Viewpoint: Towards €200B for FP 10: consolidation or re-nationalisation of European Research?

25 Jul 2024 | Viewpoint

There are three options for investing more money in Framework Programme 10, each with their own challenges

Daniel Spichtinger, is a consultant on EU research policy and projects. Photo credits: Daniel Spichtinger

Policymakers increasingly recognise the importance of research and innovation for Europe's future. As one case in point, former Italian prime minister Enrico Letta, in a high-level report on the state of the EU common market, called for a "fifth freedom" to improve research, innovation, and education.

His compatriot Mario Draghi echoed this sentiment, saying that as part of an industrial strategy for Europe, the EU must make research and innovation a strategic priority to remain competitive.

Most recently, Ursula von der Leyen also made the case for increased research spending in her political guidelines for the next Commission.

More research and innovation investment is also sorely needed because other regions of the world are already ahead of us and there is a danger that this gap is only growing. The US, in particular, has long been a leader in research and development, with significant investments from both the public and private sectors.
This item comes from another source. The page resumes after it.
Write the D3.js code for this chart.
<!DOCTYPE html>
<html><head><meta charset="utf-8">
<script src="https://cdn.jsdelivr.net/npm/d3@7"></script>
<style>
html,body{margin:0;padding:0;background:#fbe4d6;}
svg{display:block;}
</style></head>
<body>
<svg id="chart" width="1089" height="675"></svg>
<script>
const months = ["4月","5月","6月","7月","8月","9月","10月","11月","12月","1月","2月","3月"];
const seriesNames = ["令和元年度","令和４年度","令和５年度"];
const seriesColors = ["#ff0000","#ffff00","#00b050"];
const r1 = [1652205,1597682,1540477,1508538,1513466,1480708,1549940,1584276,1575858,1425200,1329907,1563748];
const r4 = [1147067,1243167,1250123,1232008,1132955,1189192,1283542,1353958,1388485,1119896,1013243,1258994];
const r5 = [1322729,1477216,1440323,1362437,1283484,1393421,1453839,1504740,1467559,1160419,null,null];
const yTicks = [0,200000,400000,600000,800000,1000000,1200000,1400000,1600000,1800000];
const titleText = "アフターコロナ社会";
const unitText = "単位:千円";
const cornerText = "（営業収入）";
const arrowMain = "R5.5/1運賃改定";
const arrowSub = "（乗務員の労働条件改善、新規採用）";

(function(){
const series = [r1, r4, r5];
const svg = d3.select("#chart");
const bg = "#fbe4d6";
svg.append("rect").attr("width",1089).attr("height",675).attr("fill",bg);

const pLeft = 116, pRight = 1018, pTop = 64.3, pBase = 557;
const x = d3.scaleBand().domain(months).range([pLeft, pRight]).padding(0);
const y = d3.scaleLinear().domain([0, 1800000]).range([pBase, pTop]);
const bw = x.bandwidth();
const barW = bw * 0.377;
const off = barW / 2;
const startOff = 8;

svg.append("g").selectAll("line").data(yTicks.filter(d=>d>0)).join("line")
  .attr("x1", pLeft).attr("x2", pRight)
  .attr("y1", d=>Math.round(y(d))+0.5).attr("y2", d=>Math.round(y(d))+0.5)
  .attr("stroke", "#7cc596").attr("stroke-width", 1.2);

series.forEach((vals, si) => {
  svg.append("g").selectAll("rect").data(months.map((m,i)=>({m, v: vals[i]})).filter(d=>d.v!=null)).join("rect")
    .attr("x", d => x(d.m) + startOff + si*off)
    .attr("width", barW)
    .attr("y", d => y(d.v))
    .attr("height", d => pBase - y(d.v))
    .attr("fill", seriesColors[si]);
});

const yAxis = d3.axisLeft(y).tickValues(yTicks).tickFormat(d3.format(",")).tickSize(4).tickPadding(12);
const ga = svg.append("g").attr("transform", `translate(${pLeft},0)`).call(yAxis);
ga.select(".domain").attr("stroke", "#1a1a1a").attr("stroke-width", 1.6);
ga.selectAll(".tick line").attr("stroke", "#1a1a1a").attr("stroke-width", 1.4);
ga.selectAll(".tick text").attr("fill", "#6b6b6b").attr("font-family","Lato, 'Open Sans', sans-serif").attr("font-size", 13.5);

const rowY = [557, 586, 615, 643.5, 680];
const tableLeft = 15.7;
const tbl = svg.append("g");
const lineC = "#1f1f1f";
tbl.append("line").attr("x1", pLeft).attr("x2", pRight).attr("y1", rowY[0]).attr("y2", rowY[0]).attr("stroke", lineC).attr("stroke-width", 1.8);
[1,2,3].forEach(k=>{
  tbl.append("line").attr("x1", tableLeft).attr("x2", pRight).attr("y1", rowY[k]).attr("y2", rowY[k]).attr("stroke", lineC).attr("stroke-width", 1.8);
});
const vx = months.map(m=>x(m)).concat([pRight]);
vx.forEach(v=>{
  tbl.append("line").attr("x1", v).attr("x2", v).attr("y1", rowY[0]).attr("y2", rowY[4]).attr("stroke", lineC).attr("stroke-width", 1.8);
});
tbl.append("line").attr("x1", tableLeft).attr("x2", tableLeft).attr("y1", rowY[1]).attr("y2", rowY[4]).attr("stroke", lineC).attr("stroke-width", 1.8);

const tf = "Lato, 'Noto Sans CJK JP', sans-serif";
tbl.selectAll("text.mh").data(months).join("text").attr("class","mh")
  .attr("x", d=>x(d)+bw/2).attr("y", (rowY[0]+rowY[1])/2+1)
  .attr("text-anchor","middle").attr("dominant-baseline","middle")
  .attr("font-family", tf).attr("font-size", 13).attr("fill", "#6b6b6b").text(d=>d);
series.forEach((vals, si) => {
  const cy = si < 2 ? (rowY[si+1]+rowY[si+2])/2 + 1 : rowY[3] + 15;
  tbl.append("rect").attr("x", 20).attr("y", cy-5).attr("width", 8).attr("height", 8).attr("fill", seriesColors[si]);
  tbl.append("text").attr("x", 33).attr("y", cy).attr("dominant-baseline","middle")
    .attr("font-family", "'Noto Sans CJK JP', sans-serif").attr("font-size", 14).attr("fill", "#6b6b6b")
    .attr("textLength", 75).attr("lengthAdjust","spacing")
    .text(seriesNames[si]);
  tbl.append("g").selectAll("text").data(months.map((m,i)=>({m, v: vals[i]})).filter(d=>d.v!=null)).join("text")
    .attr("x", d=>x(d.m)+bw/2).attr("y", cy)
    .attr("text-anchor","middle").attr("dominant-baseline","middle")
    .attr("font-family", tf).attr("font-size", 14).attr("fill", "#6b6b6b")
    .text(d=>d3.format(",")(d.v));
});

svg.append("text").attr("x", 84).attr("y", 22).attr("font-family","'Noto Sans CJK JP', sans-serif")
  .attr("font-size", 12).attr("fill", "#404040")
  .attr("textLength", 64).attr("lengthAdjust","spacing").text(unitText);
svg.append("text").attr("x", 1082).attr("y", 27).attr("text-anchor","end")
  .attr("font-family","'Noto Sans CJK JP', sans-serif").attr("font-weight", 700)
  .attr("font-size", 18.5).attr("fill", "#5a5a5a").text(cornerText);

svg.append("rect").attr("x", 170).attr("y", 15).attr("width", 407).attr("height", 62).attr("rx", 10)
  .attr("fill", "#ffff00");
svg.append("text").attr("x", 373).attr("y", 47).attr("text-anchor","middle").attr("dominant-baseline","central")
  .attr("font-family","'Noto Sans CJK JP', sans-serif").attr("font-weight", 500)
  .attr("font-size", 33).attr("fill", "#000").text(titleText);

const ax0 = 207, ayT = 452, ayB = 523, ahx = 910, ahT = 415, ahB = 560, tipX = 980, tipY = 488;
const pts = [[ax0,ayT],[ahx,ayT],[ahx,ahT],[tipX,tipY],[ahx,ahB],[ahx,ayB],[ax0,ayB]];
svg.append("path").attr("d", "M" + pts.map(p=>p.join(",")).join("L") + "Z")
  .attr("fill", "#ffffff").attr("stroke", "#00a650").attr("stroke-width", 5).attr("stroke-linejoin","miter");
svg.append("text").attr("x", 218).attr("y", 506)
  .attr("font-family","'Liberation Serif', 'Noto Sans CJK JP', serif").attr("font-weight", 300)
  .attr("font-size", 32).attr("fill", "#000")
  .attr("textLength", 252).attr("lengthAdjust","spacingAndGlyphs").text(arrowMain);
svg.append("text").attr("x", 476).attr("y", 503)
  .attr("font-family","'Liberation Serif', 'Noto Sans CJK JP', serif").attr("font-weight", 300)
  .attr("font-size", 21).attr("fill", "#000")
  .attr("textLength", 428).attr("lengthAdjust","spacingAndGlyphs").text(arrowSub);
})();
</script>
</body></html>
The National Institutes of Health has a budget of more 4$5 billion per annum while the total EU expenditure for research is €95 billion over seven years.
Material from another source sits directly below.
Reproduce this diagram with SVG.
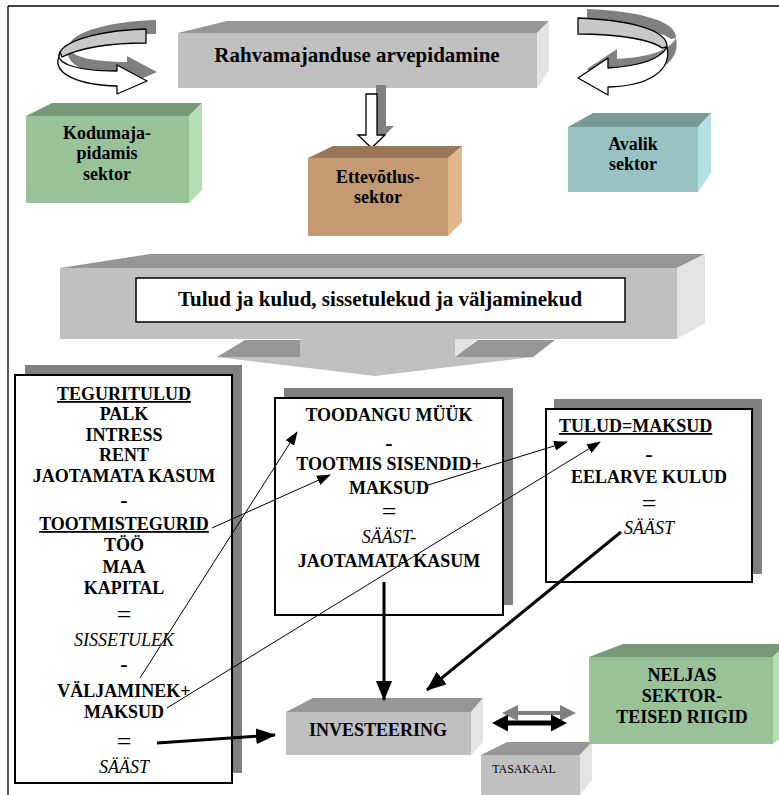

China, too, has made rapid strides and has recently overtaken the EU in research spending as a percentage of GDP. Initiatives such as "Made in China 2025" aim to advance high-tech industries, including robotics, aerospace, and artificial intelligence. Massive investments have positioned China as a formidable player on the global stage. According to the Nature Index 2024, seven out of the leading ten institutions this year are in China.

In the face of this, prominent research and industry groups in Europe are calling for a budget of around €200 billion for Framework Programme 10, to enable large scale investment in ground-breaking technologies, new scientific knowledge, and the training of the next generation of researchers.

As we have seen, the political will to invest in EU research is there – the much more difficult question is where the money comes from, So far, neither the EU’s political power players nor the EU research stakeholders have provided an answer.

Next Generation EU 2.0

On first glance, it seems rather straight forward. In 2020, the EU set up ‘Next Generation EU’, a programme financed by selling bonds on the international financial markets, which provided additional funds for the regular EU budget of around €702 billion. This additional money went partly into national post-COVID recovery plans and partly into existing EU funding programmes such as Horizon Europe. The catch is the Next Generation EU is intended as a one-off programme and it is expiring. A successor is not currently officially planned.

Agreeing to a new version of next Generation EU seems a no-brainer, since it allows for fresh money without raising the contributions of the EU’s net paying countries. Ironically, however, resistance can be expected from the EU’s largest contributor. The party of Germany’s finance minister Christian’ Lindner, the FDP, polemicises against an "EU debt union".

Based on previous experience of EU budget negotiations, net paying countries are going to resist increasing their contributions and it is equally unlikely that other EU expenditure is going to be cut to pay for more investment in research.

A third alternative is therefore seemingly gaining traction in some member states in the form of a re-nationalisation of European research funding through thematic “partnerships”, an already existing Europe instrument which foresees financial contributions by the European Commission, interested member states and, in some cases, industry.

In practice this approach is ripe with problems. First of all, it privileges those rich member states that can afford to co-fund partnerships.

Second, the decision-making process in which partnerships a given member state participates (there are already 50) is not always transparent.

Third, national co-funding goes against the common spirit of European unity, since (generally speaking) only entities from participating countries benefit from research funding through these partnerships.

Insisting on increased national co-funding is also somewhat ironic, since most EU members still fail to invest 3% of their GDP on national research and innovation budget, a target they set in 2002 and which, it seems, is being postponed indefinitely to the future.

Somewhat tellingly, the 3% target is not mentioned once among 20 different actions that the member states are addressing as part of the European Research Area.

One thing is clear: the EU's challenges - sometimes referred to as a polycrisis - make it all the more urgent for Europe to invest in its own future. Of three available options to source the necessary funding, overcoming ideological resistance to a next Generation EU successor would be the surest way to ensure FP10 has enough moneyto make a real impact. After all, nation states also regularly issue government bonds. And just like government bonds, the bonds from the EU fund are repaid in the long term.

The choice is stark. If we not find the means to invest more in research and innovation, Europe risks becoming little more than a Disneyland for tourists: open from 9 to 5—Beijing time.

Daniel Spichtinger, is a consultant on EU research policy and projects.